Supply chain is not the most glamorous aspect of managing a company, but it’s crucial to success, and the pandemic has made an already complex area even more so, leading big companies to rethink everything from the tech they use to manage it to where they choose to make products.
At Stanley Black & Decker, sales fell 40% in the first month of the pandemic last year, only to increase just as sharply the following month. “We don’t have a supply chain designed for that kind of volatility,” CEO Jim Loree told the Fortune Global Forum on Wednesday.
And with many companies sourcing overseas, supply chain management has only gotten more fraught. “There is going to be a big supply chain transformation because in the past, everything was about outsourcing. It has created so much complexity,” said Ravi Saligram, president and CEO of Newell Brands. The outsourcing has kept costs down but brought with it risks on prominent display during the pandemic: If one component is missing in the production of an item, “it throws you off,” he said.
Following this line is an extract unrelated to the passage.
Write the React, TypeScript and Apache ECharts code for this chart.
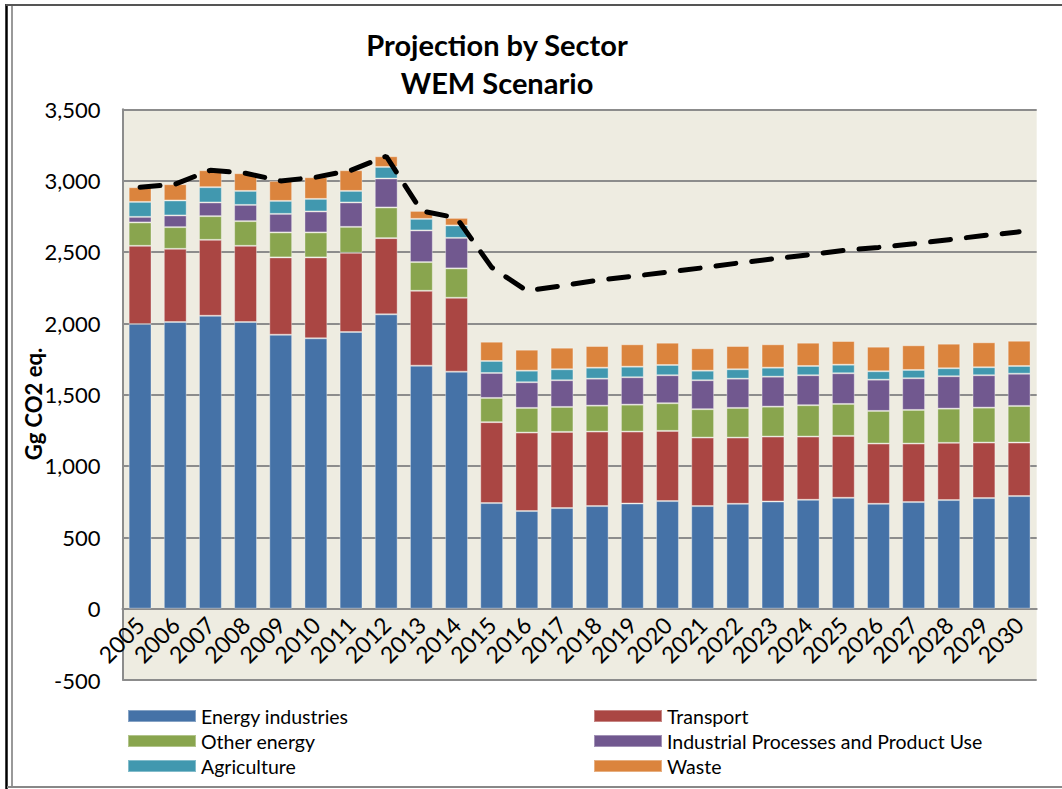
import React, { useEffect, useRef } from "react";
import * as echarts from "echarts";

const years = ["2005","2006","2007","2008","2009","2010","2011","2012","2013","2014","2015","2016","2017","2018","2019","2020","2021","2022","2023","2024","2025","2026","2027","2028","2029","2030"];
const energyIndustries = [1995, 2009, 2053, 2009, 1920, 1895, 1939, 2063, 1703, 1661, 740, 684, 705, 719, 737, 754, 719, 735, 751, 763, 777, 735, 747, 761, 775, 789];
const transport = [548, 513, 532, 534, 542, 567, 555, 534, 525, 518, 567, 550, 534, 522, 504, 492, 480, 464, 455, 443, 434, 422, 410, 401, 389, 375];
const otherEnergy = [164, 152, 166, 173, 175, 175, 182, 215, 201, 206, 170, 173, 175, 182, 189, 194, 199, 208, 210, 220, 224, 229, 236, 240, 245, 257];
const ippu = [39, 82, 96, 114, 130, 147, 171, 203, 222, 214, 175, 180, 187, 189, 192, 196, 203, 205, 210, 210, 215, 219, 222, 227, 227, 226];
const agriculture = [105, 105, 107, 98, 91, 88, 81, 81, 81, 87, 84, 81, 77, 77, 74, 72, 67, 66, 63, 65, 60, 59, 58, 56, 56, 54];
const waste = [103, 114, 119, 124, 140, 152, 145, 75, 56, 53, 135, 147, 151, 152, 157, 156, 157, 163, 164, 163, 166, 172, 173, 172, 175, 177];
const wemTotal = [2954, 2975, 3073, 3052, 2998, 3024, 3073, 3171, 2788, 2739, 2392, 2228, 2263, 2301, 2329, 2359, 2389, 2422, 2452, 2480, 2511, 2532, 2557, 2586, 2615, 2641];

const seriesNames = ["Energy industries", "Transport", "Other energy", "Industrial Processes and Product Use", "Agriculture", "Waste"];
const seriesData = [energyIndustries, transport, otherEnergy, ippu, agriculture, waste];
const colors = ["#4572A7", "#AA4643", "#89A54E", "#71588F", "#4198AF", "#DB843D"];

const FONT = "Lato, 'Noto Sans', sans-serif";

const GRID_TOP = 109.3;
const GRID_BOTTOM_PX = 680;
const Y_MIN = -500;
const Y_MAX = 3500;

export default function App() {
  const ref = useRef<HTMLDivElement>(null);
  useEffect(() => {
    if (!ref.current) return;
    const chart = echarts.init(ref.current, null, { renderer: "svg" });
    const bars = seriesNames.map((name, i) => ({
      name,
      type: "bar",
      stack: "total",
      data: seriesData[i],
      barCategoryGap: "35%",
      itemStyle: { color: colors[i], borderColor: "rgba(255,255,255,0.35)", borderWidth: 1 },
      z: 2,
    }));
    // distance between the grid bottom (Y_MIN) and the zero line
    const zeroOffset = ((GRID_BOTTOM_PX - GRID_TOP) / (Y_MAX - Y_MIN)) * (0 - Y_MIN);
    const legendText = { fontFamily: FONT, fontSize: 19.5, color: "#000", lineHeight: 20 };
    chart.setOption({
      animation: false,
      textStyle: { fontFamily: FONT },
      grid: { left: 122.5, right: 25.3, top: GRID_TOP, bottom: 789 - GRID_BOTTOM_PX, containLabel: false, show: true, backgroundColor: "#EEECE1", borderWidth: 0 },
      legend: [
        {
          data: [seriesNames[0], seriesNames[2], seriesNames[4]],
          orient: "vertical",
          left: 122,
          top: 701,
          itemWidth: 68,
          itemHeight: 12,
          itemGap: 5,
          icon: "rect",
          textStyle: legendText,
        },
        {
          data: [seriesNames[1], seriesNames[3], seriesNames[5]],
          orient: "vertical",
          left: 588,
          top: 701,
          itemWidth: 68,
          itemHeight: 12,
          itemGap: 5,
          icon: "rect",
          textStyle: legendText,
        },
      ],
      xAxis: {
        type: "category",
        data: years,
        offset: -zeroOffset,
        axisLine: { onZero: false, lineStyle: { color: "#8C8C8C", width: 2 } },
        axisTick: { show: false },
        axisLabel: { interval: 0, rotate: 45, margin: 12, fontSize: 23, color: "#000", fontFamily: FONT },
      },
      yAxis: {
        type: "value",
        min: Y_MIN,
        max: Y_MAX,
        interval: 500,
        axisLine: { show: true, lineStyle: { color: "#8C8C8C", width: 2 } },
        axisTick: { show: false },
        splitLine: { show: true, lineStyle: { color: "#8C8C8C", width: 2 } },
        axisLabel: {
          margin: 22,
          fontSize: 22,
          color: "#000",
          fontFamily: FONT,
          formatter: (v: number) => v.toLocaleString("en-US"),
        },
      },
      series: [
        ...bars,
        {
          name: "WEM",
          type: "line",
          data: wemTotal,
          symbol: "none",
          z: 5,
          lineStyle: { color: "#000", width: 5, type: [20, 16], cap: "round" },
        },
      ],
      graphic: [
        { type: "text", x: 497, y: 44, style: { text: "Projection by Sector", font: `bold 29px ${FONT}`, fill: "#000", textAlign: "center", textVerticalAlign: "middle" } },
        { type: "text", x: 497, y: 82, style: { text: "WEM Scenario", font: `bold 29px ${FONT}`, fill: "#000", textAlign: "center", textVerticalAlign: "middle" } },
        { type: "text", x: 33, y: 404, rotation: Math.PI / 2, style: { text: "Gg CO2 eq.", font: `bold 22px ${FONT}`, fill: "#000", textAlign: "center", textVerticalAlign: "middle" } },
        { type: "line", shape: { x1: 6.5, y1: 4, x2: 6.5, y2: 789 }, style: { stroke: "#000", lineWidth: 2.5 } },
        { type: "line", shape: { x1: 6, y1: 5, x2: 1062, y2: 5 }, style: { stroke: "#555", lineWidth: 2 } },
        { type: "line", shape: { x1: 12, y1: 6, x2: 12, y2: 787 }, style: { stroke: "#999", lineWidth: 2 } },
        { type: "line", shape: { x1: 7, y1: 787, x2: 1062, y2: 787 }, style: { stroke: "#888", lineWidth: 2 } },
      ],
    });
    return () => chart.dispose();
  }, []);
  return <div ref={ref} style={{ position: "absolute", left: 0, top: 0, width: 1062, height: 789 }} />;
}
This has given rise to a whole spate of new tech companies just focused on supply chain, said Barbara Humpton, CEO of Siemens USA. They work on more sophisticated risk-based scenarios and business continuity. “We know our supply chain teams are earning their keep,” she joked.
For a company like Baxter, which makes a wide variety of critical care, nutrition, renal, hospital, and surgical products, many of which have been in very high demand during the pandemic, it’s clear supply chain management has to be updated—all the more so given recent events like port congestion and container shortages in the U.S. “The old tools are not very good,” said Baxter International CEO Joe Almeida.
The upheaval extends to other areas, of course, like customer assistance. “It exposed the gaps and weak links of companies with service operations,” said Clara Shih, CEO of Salesforce’s Service Cloud. That has led to an increase in the use of services such as virtual remote assistance that connects a person needing to repair a household item with a tech who pre-pandemic would have had to visit the consumer’s home.
The CEOs agreed that the pandemic has been a big wake-up call for corporate America to rethink all their processes and be aware of the higher risk of so-called black swan events happening with greater regularity.
“Shocks are going to come,” said Loree. “That’s the world we live in today.”